* [Required task]: Starting with the first line of the listing, quote each line exactly until and including the one with "return FSY +", leaving pictures out.

Stored data entries
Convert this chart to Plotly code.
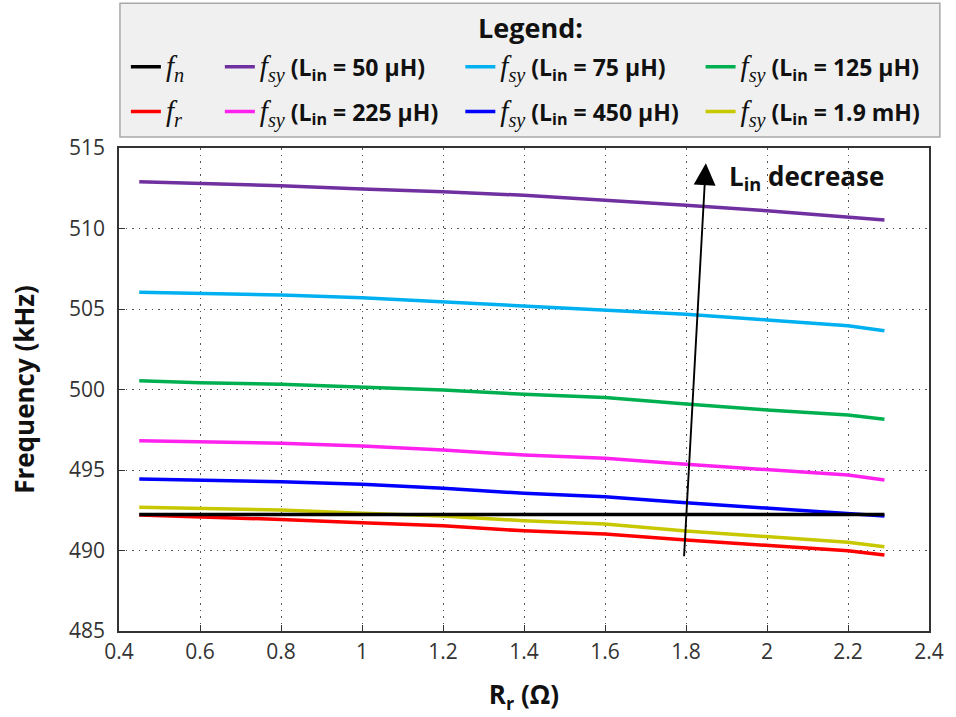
import plotly.graph_objects as go

# Load resistance sweep (ohm)
rr = [0.45, 0.6, 0.8, 1.0, 1.2, 1.4, 1.6, 1.8, 2.0, 2.2, 2.29]

# Frequencies in kHz
f_n = [492.24, 492.24, 492.24, 492.24, 492.24, 492.24, 492.24, 492.24, 492.24, 492.24, 492.24]
f_r = [492.20, 492.09, 491.93, 491.72, 491.53, 491.22, 491.02, 490.65, 490.30, 489.99, 489.72]
f_sy_50u = [512.90, 512.81, 512.66, 512.45, 512.29, 512.06, 511.77, 511.44, 511.10, 510.73, 510.53]
f_sy_75u = [506.04, 505.97, 505.87, 505.70, 505.45, 505.20, 504.94, 504.67, 504.32, 503.96, 503.65]
f_sy_125u = [500.54, 500.42, 500.32, 500.17, 499.97, 499.70, 499.51, 499.10, 498.73, 498.42, 498.15]
f_sy_225u = [496.82, 496.76, 496.66, 496.49, 496.24, 495.93, 495.73, 495.35, 495.00, 494.69, 494.38]
f_sy_450u = [494.44, 494.38, 494.27, 494.11, 493.86, 493.55, 493.34, 492.97, 492.62, 492.31, 492.14]
f_sy_1m9 = [492.68, 492.62, 492.52, 492.31, 492.14, 491.85, 491.65, 491.21, 490.86, 490.51, 490.24]

SERIF = "font-family:Liberation Serif;font-weight:normal;font-size:29px"
FSY = f"<span style='{SERIF}'><i>f<sub>sy</sub></i></span>"


def lin_label(value):
    return FSY + f" <b>(L<sub>in</sub> = {value})</b>"


series = [
    # (name, values, colour, legend, row)
    (f"<span style='{SERIF}'><i>f<sub>r</sub></i></span>", f_r, "#ff0000", "legend", 2),
    (lin_label("1.9 mH"), f_sy_1m9, "#c8c800", "legend4", 2),
    (lin_label("450 μH"), f_sy_450u, "#0000ff", "legend3", 2),
    (lin_label("225 μH"), f_sy_225u, "#ff22ee", "legend2", 2),
    (lin_label("125 μH"), f_sy_125u, "#00b050", "legend4", 1),
    (lin_label("75 μH"), f_sy_75u, "#00b0f0", "legend3", 1),
    (lin_label("50 μH"), f_sy_50u, "#7030a0", "legend2", 1),
    (f"<span style='{SERIF}'><i>f<sub>n</sub></i></span>", f_n, "#000000", "legend", 1),
]

fig = go.Figure()
for i, (name, vals, col, lg, row) in enumerate(series):
    fig.add_trace(go.Scatter(
        x=rr, y=vals, mode="lines", name=name,
        line=dict(color=col, width=3.5),
        legend=lg, legendgroup=f"g{i}", legendrank=row,
    ))

legend_common = dict(
    orientation="v", xanchor="left", yanchor="top",
    bgcolor="rgba(0,0,0,0)", borderwidth=0,
    font=dict(family="Open Sans", size=23, color="#111111"),
    tracegroupgap=12, traceorder="grouped",
    itemwidth=30,
)

TITLE_FONT = dict(family="Open Sans", size=26, color="#111111")
TICK_FONT = dict(family="Open Sans", size=21, color="#333333")
AXIS = dict(showgrid=True, gridcolor="#555555", griddash="1.5px,5px", gridwidth=1.2,
            showline=True, linecolor="#333333", linewidth=1.5, mirror=True,
            ticks="inside", ticklen=6, tickcolor="#333333", zeroline=False,
            tickfont=TICK_FONT)

fig.update_layout(
    width=956, height=717,
    paper_bgcolor="white", plot_bgcolor="white",
    margin=dict(l=119, r=19, t=148, b=85),
    font=dict(family="Open Sans", size=20, color="#222222"),
    showlegend=True,
    legend=dict(x=0.0085, y=1.2127, **legend_common),
    legend2=dict(x=0.1245, y=1.2127, **legend_common),
    legend3=dict(x=0.4214, y=1.2127, **legend_common),
    legend4=dict(x=0.7180, y=1.2127, **legend_common),
    xaxis=dict(
        range=[0.4, 2.4], dtick=0.2, tick0=0.4, ticklabelstandoff=1, **AXIS,
        title=dict(text="<b>R<sub>r</sub> (Ω)</b>", font=TITLE_FONT, standoff=22),
    ),
    yaxis=dict(
        range=[485, 515], dtick=5, ticklabelstandoff=8, **AXIS,
        title=dict(text="<b>Frequency (kHz)</b>", font=TITLE_FONT, standoff=27),
    ),
)

# Legend frame and heading
fig.add_shape(type="rect", xref="paper", yref="paper",
              x0=0.0012, x1=1.0134, y0=1.0227, y1=1.2996,
              fillcolor="#f0f0f0", line=dict(color="#a8a8a8", width=1.5), layer="below")
fig.add_annotation(xref="paper", yref="paper", x=0.5077, y=1.25,
                   text="<b>Legend:</b>", showarrow=False, yanchor="middle",
                   font=dict(family="Open Sans", size=27, color="#111111"))

# Trend arrow
fig.add_annotation(x=1.849, y=514.05, ax=1.795, ay=489.55, xref="x", yref="y",
                   axref="x", ayref="y", text="", showarrow=True,
                   arrowhead=2, arrowsize=2.3, arrowwidth=1.9, arrowcolor="#000000")
fig.add_annotation(x=1.9, y=513.2, xref="x", yref="y", xanchor="left", yanchor="middle",
                   text="<b>L<sub>in</sub> decrease</b>", showarrow=False,
                   font=dict(family="Open Sans", size=26, color="#111111"))

fig.write_html("out.html")
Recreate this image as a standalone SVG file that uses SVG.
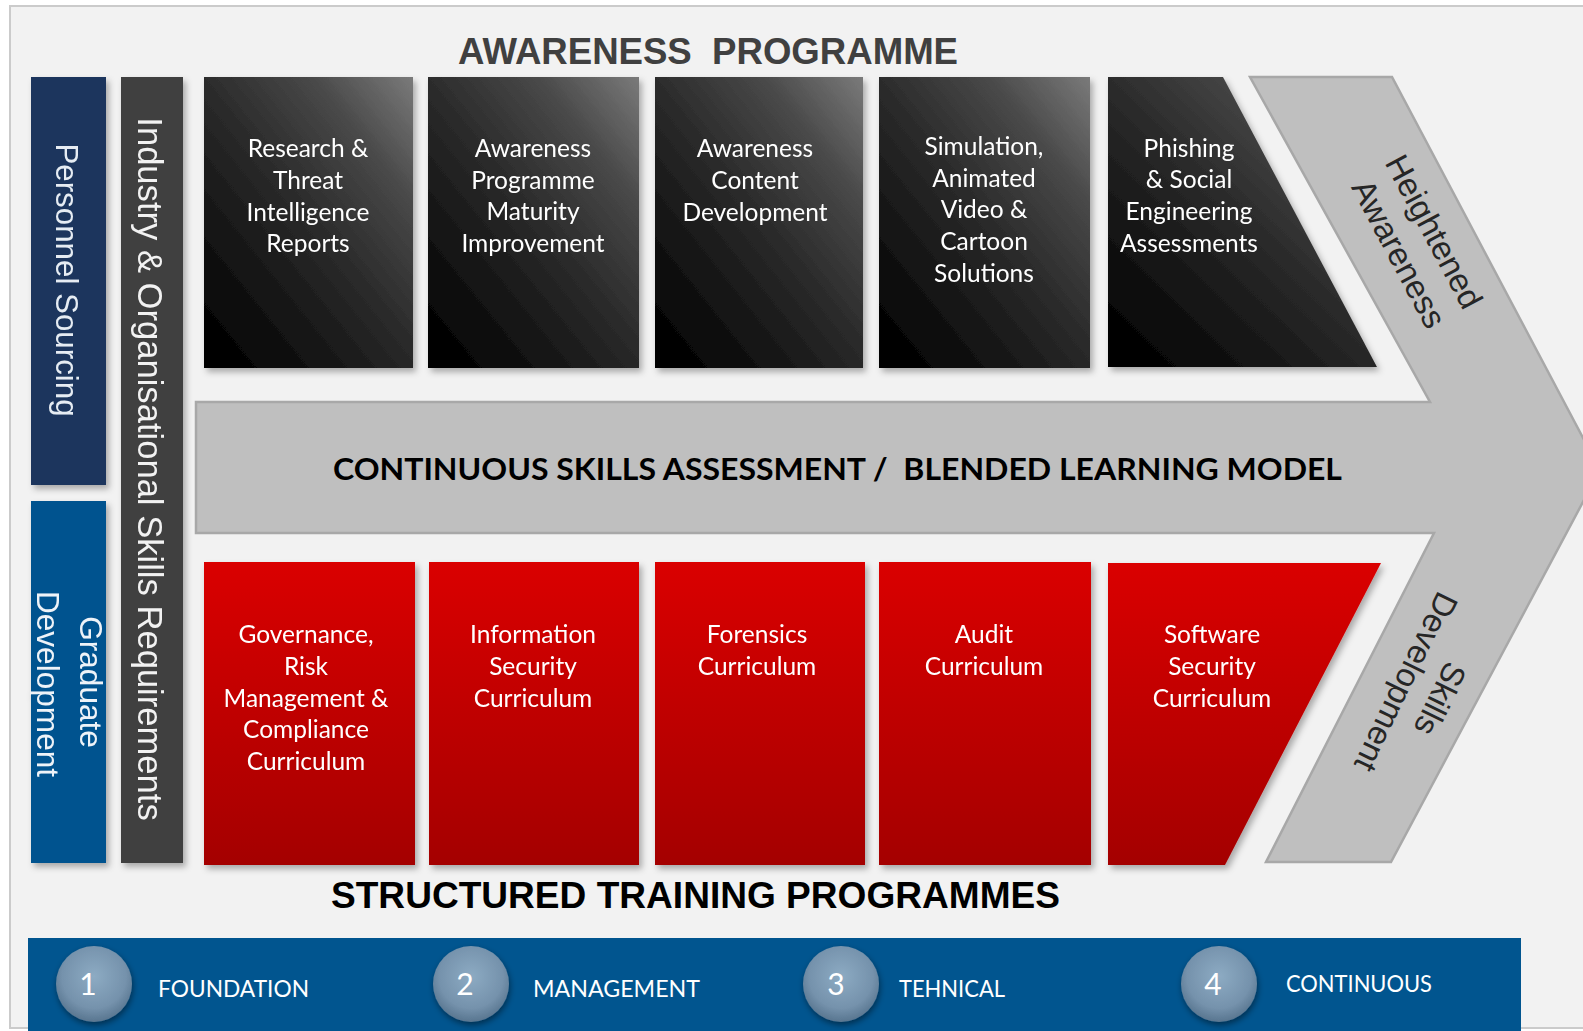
<svg xmlns="http://www.w3.org/2000/svg" width="1583" height="1031" viewBox="0 0 1583 1031">
<defs>
<style>
.bt{font-family:Lato,"Open Sans",sans-serif;font-size:24.5px;fill:#ffffff;text-anchor:middle}
.vt{font-family:"Liberation Sans",Arial,sans-serif;text-anchor:middle}
.ar{font-family:"Liberation Sans",Arial,sans-serif;font-size:33px;fill:#262626;text-anchor:middle}
.num{font-family:Lato,"Open Sans",sans-serif;font-size:30px;fill:#ffffff;text-anchor:middle}
.lbl{font-family:Lato,"Open Sans",sans-serif;font-size:23px;fill:#ffffff}
.ttl{font-family:"Liberation Sans",Arial,sans-serif;font-weight:bold;font-size:36px;white-space:pre}
</style>
<linearGradient id="dark" x1="1" y1="0" x2="0.1" y2="1">
<stop offset="0" stop-color="#7a7a7a"/>
<stop offset="0.25" stop-color="#484848"/>
<stop offset="0.5" stop-color="#2c2c2c"/>
<stop offset="0.75" stop-color="#161616"/>
<stop offset="1" stop-color="#000000"/>
</linearGradient>
<linearGradient id="red" x1="0" y1="0" x2="0" y2="1">
<stop offset="0" stop-color="#da0000"/>
<stop offset="1" stop-color="#a40000"/>
</linearGradient>
<radialGradient id="btn" cx="0.5" cy="0.4" r="0.6">
<stop offset="0" stop-color="#8dabc3"/>
<stop offset="0.7" stop-color="#7592ac"/>
<stop offset="1" stop-color="#58758f"/>
</radialGradient>
<filter id="sh" x="-10%" y="-10%" width="125%" height="125%">
<feDropShadow dx="3" dy="4" stdDeviation="3" flood-color="#000" flood-opacity="0.3"/>
</filter>
<filter id="csh" x="-30%" y="-30%" width="160%" height="160%">
<feDropShadow dx="1" dy="3" stdDeviation="3" flood-color="#000" flood-opacity="0.45"/>
</filter>
</defs>
<rect x="0" y="0" width="1583" height="1031" fill="#ffffff"/>
<rect id="panel" x="10" y="6" width="1600" height="1022" fill="#f2f2f2" stroke="#cbcbcb" stroke-width="2"/>

<text class="ttl" x="458" y="64" fill="#404040" textLength="500" lengthAdjust="spacingAndGlyphs">AWARENESS  PROGRAMME</text>

<g id="connectors">
<path id="chevron" d="M196,402 L1430,402 L1250,77 L1392,77 L1600,470 L1391,862 L1266,862 L1434,533 L196,533 Z" fill="#bfbfbf" stroke="#a8a8a8" stroke-width="2.5" stroke-linejoin="miter"/>
</g>
<text x="333" y="480" font-family="Lato,'Open Sans',sans-serif" font-weight="bold" font-size="31" fill="#000" style="white-space:pre" textLength="1009" lengthAdjust="spacingAndGlyphs">CONTINUOUS SKILLS ASSESSMENT /  BLENDED LEARNING MODEL</text>
<g id="heightened-awareness">
<text class="ar" transform="translate(1424,237) rotate(62)">Heightened</text>
<text class="ar" transform="translate(1389,259) rotate(62)">Awareness</text>
</g>
<g id="skills-development">
<text class="ar" font-size="34" transform="translate(1430,694) rotate(116)">Skills</text>
<text class="ar" font-size="34" transform="translate(1396,677) rotate(116)">Development</text>
</g>

<g id="personnel-sourcing" filter="url(#sh)">
<rect x="31" y="77" width="75" height="408" fill="#1a365d"/>
<text class="vt" font-size="31.3" fill="#e6ecf3" transform="translate(56,280) rotate(90)">Personnel Sourcing</text>
</g>
<g id="graduate-development" filter="url(#sh)">
<rect x="31" y="501" width="75" height="362" fill="#02538f"/>
<text class="vt" font-size="31.6" fill="#eef3f8" transform="translate(80,682) rotate(90)">Graduate</text>
<text class="vt" font-size="31.6" fill="#eef3f8" transform="translate(37,684) rotate(90)">Development</text>
</g>
<g id="industry-requirements" filter="url(#sh)">
<rect x="121" y="77" width="62" height="786" fill="#404040"/>
<text class="vt" font-size="34.6" fill="#f2f2f2" transform="translate(138,469) rotate(90)">Industry &amp; Organisational Skills Requirements</text>
</g>

<g id="research-reports" filter="url(#sh)">
<rect x="204" y="77" width="209" height="291" fill="url(#dark)"/>
<text class="bt"><tspan x="308" y="157">Research &amp;</tspan><tspan x="308" y="189">Threat</tspan><tspan x="308" y="221">Intelligence</tspan><tspan x="308" y="252">Reports</tspan></text>
</g>
<g id="maturity-improvement" filter="url(#sh)">
<rect x="428" y="77" width="211" height="291" fill="url(#dark)"/>
<text class="bt"><tspan x="533" y="157">Awareness</tspan><tspan x="533" y="189">Programme</tspan><tspan x="533" y="220">Maturity</tspan><tspan x="533" y="252">Improvement</tspan></text>
</g>
<g id="content-development" filter="url(#sh)">
<rect x="655" y="77" width="208" height="291" fill="url(#dark)"/>
<text class="bt"><tspan x="755" y="157">Awareness</tspan><tspan x="755" y="189">Content</tspan><tspan x="755" y="221">Development</tspan></text>
</g>
<g id="simulation" filter="url(#sh)">
<rect x="879" y="77" width="211" height="291" fill="url(#dark)"/>
<text class="bt"><tspan x="984" y="155">Simulation,</tspan><tspan x="984" y="187">Animated</tspan><tspan x="984" y="218">Video &amp;</tspan><tspan x="984" y="250">Cartoon</tspan><tspan x="984" y="282">Solutions</tspan></text>
</g>
<g id="phishing" filter="url(#sh)">
<path d="M1108,77 L1223,77 L1377,367 L1108,367 Z" fill="url(#dark)"/>
<text class="bt"><tspan x="1189" y="157">Phishing</tspan><tspan x="1189" y="188">&amp; Social</tspan><tspan x="1189" y="220">Engineering</tspan><tspan x="1189" y="252">Assessments</tspan></text>
</g>

<g id="grc-curriculum" filter="url(#sh)">
<rect x="204" y="562" width="211" height="303" fill="url(#red)"/>
<text class="bt"><tspan x="306" y="643">Governance,</tspan><tspan x="306" y="675">Risk</tspan><tspan x="306" y="707">Management &amp;</tspan><tspan x="306" y="738">Compliance</tspan><tspan x="306" y="770">Curriculum</tspan></text>
</g>
<g id="infosec-curriculum" filter="url(#sh)">
<rect x="429" y="562" width="210" height="303" fill="url(#red)"/>
<text class="bt"><tspan x="533" y="643">Information</tspan><tspan x="533" y="675">Security</tspan><tspan x="533" y="707">Curriculum</tspan></text>
</g>
<g id="forensics-curriculum" filter="url(#sh)">
<rect x="655" y="562" width="210" height="303" fill="url(#red)"/>
<text class="bt"><tspan x="757" y="643">Forensics</tspan><tspan x="757" y="675">Curriculum</tspan></text>
</g>
<g id="audit-curriculum" filter="url(#sh)">
<rect x="879" y="562" width="212" height="303" fill="url(#red)"/>
<text class="bt"><tspan x="984" y="643">Audit</tspan><tspan x="984" y="675">Curriculum</tspan></text>
</g>
<g id="software-curriculum" filter="url(#sh)">
<path d="M1108,563 L1381,563 L1225,865 L1108,865 Z" fill="url(#red)"/>
<text class="bt"><tspan x="1212" y="643">Software</tspan><tspan x="1212" y="675">Security</tspan><tspan x="1212" y="707">Curriculum</tspan></text>
</g>

<text class="ttl" x="331" y="908" fill="#000" textLength="729" lengthAdjust="spacingAndGlyphs">STRUCTURED TRAINING PROGRAMMES</text>

<g id="levels-bar">
<rect x="28" y="938" width="1493" height="100" fill="#01558f"/>
</g>
<g id="level-1">
<circle cx="94" cy="984" r="38" fill="url(#btn)" filter="url(#csh)"/>
<text class="num" x="88" y="995">1</text>
<text class="lbl" x="158" y="997" textLength="151" lengthAdjust="spacingAndGlyphs">FOUNDATION</text>
</g>
<g id="level-2">
<circle cx="471" cy="984" r="38" fill="url(#btn)" filter="url(#csh)"/>
<text class="num" x="465" y="995">2</text>
<text class="lbl" x="533" y="997" textLength="167" lengthAdjust="spacingAndGlyphs">MANAGEMENT</text>
</g>
<g id="level-3">
<circle cx="841" cy="984" r="38" fill="url(#btn)" filter="url(#csh)"/>
<text class="num" x="836" y="995">3</text>
<text class="lbl" x="899" y="997" textLength="106" lengthAdjust="spacingAndGlyphs">TEHNICAL</text>
</g>
<g id="level-4">
<circle cx="1219" cy="984" r="38" fill="url(#btn)" filter="url(#csh)"/>
<text class="num" x="1213" y="995">4</text>
<text class="lbl" x="1286" y="992" textLength="146" lengthAdjust="spacingAndGlyphs">CONTINUOUS</text>
</g>
</svg>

* [Solution for this exercise]:
Convert this chart to Plotly code.
import plotly.graph_objects as go

# Load resistance sweep (ohm)
rr = [0.45, 0.6, 0.8, 1.0, 1.2, 1.4, 1.6, 1.8, 2.0, 2.2, 2.29]

# Frequencies in kHz
f_n = [492.24, 492.24, 492.24, 492.24, 492.24, 492.24, 492.24, 492.24, 492.24, 492.24, 492.24]
f_r = [492.20, 492.09, 491.93, 491.72, 491.53, 491.22, 491.02, 490.65, 490.30, 489.99, 489.72]
f_sy_50u = [512.90, 512.81, 512.66, 512.45, 512.29, 512.06, 511.77, 511.44, 511.10, 510.73, 510.53]
f_sy_75u = [506.04, 505.97, 505.87, 505.70, 505.45, 505.20, 504.94, 504.67, 504.32, 503.96, 503.65]
f_sy_125u = [500.54, 500.42, 500.32, 500.17, 499.97, 499.70, 499.51, 499.10, 498.73, 498.42, 498.15]
f_sy_225u = [496.82, 496.76, 496.66, 496.49, 496.24, 495.93, 495.73, 495.35, 495.00, 494.69, 494.38]
f_sy_450u = [494.44, 494.38, 494.27, 494.11, 493.86, 493.55, 493.34, 492.97, 492.62, 492.31, 492.14]
f_sy_1m9 = [492.68, 492.62, 492.52, 492.31, 492.14, 491.85, 491.65, 491.21, 490.86, 490.51, 490.24]

SERIF = "font-family:Liberation Serif;font-weight:normal;font-size:29px"
FSY = f"<span style='{SERIF}'><i>f<sub>sy</sub></i></span>"


def lin_label(value):
    return FSY + f" <b>(L<sub>in</sub> = {value})</b>"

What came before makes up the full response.